Sebastian Kurz kennt Boris Johnson noch nicht persönlich, das wird sich aber bald ändern: Entweder sie treffen einander am Montag beim EU-Außenministerrat in Brüssel – allerdings wollen die Briten offiziell noch nicht sagen, ob Johnson kommt –, oder die beiden Außenminister kommen bei der Anti-IS-Koalition auf Einladung von John Kerry am 21. Juli in Washington DC zusammen.

"Sorry World", jetzt kommt Johnson
Die Erwartungen von Kurz an Johnson sind allgemein: Er will, dass die neue Regierung "eine konstruktive Rolle einnimmt und die Austrittsverhandlungen nach Artikel 50 so schnell wie möglich beginnen. Zu einem Rosinenpicken seitens Großbritanniens darf es dabei aber nicht kommen", sagte der Minister zum KURIER. Für Kurz steht fest: "Großbritannien wird auch nach dem Austritt ein wichtiger Partner für die EU bleiben, insbesondere wirtschaftlich."

"Jolly Joker" für Theresa May

In Brüsseler Diplomatenkreisen sind die Reaktionen auf Boris Johnson unterschiedlich. "Man muss den neuen britischen Chefdiplomaten einfach cool nehmen", sagt ein gelassener Kommissionsbeamter. Johnson sei "flexibel, ein Kosmopolit." Einige Gesprächspartner aus nordischen Ländern finden, dass Premierministerin Theresa May mit dem Kopf der Brexit-Bewegung eine "Allzweckwaffe" in Brüssel hat, eine Art "Jolly Joker, den sie beliebig einsetzen kann" – weil der britische Chefdiplomat eben keine fixe Haltung habe. "Chamäleon Boris Johnson wird uns das Leben schwer machen", fürchtet ein Brüssel-Insider.
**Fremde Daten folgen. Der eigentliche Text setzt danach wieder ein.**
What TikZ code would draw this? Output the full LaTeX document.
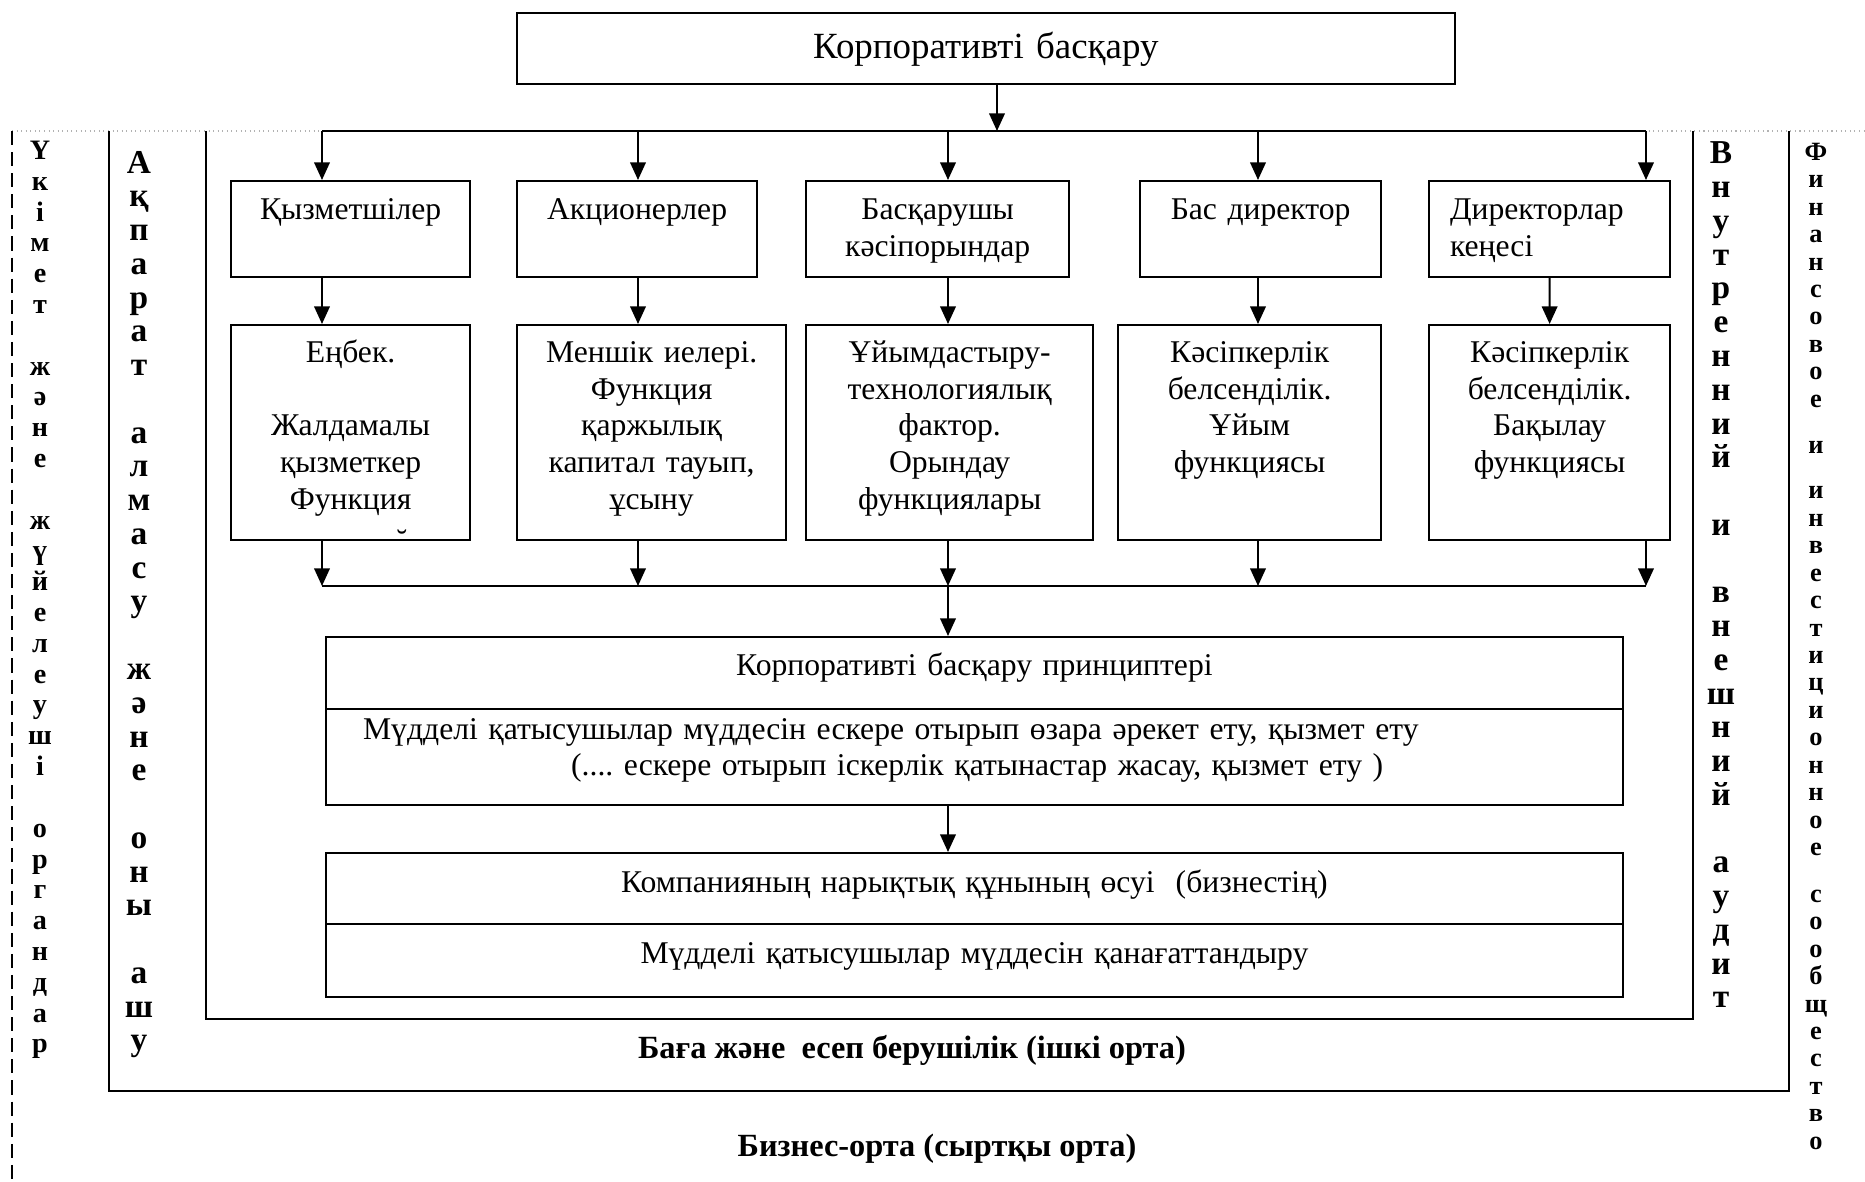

Außerdem haben manche Angst, dass er leichtfertig vertrauliche Gespräche in der Öffentlichkeit kundtun könnte.

Besonders kritisch hat sich nach der Bestellung von Boris Johnson der französische Außenminister Jean-Marc Ayrault geäußert: "Während der Kampagne hat er die Briten immer wieder angelogen – und jetzt steht er mit dem Rücken zur Wand. Ich brauche ein Gegenüber, mit dem ich verhandeln kann und der eindeutig glaubwürdig ist", sagte Ayrault im französischen Radiosender Europe 1.

Der Außenpolitische Sprecher der EVP-Fraktion, Elmar Brok, hofft, dass Johnson "soviel Verantwortungsgefühl aufbringt, die europäische Bühne nicht zu einer neuen Show-Darbietung zu nutzen, sondern seriös zu arbeiten". Und die Chefin der Grünen im Europa-Parlament, Rebecca Harms, weiß nicht ob sie lachen oder weinen soll. "Ich weiß nur, dass es nicht gut ist, wenn Verantwortungslosigkeit in der Politik belohnt wird."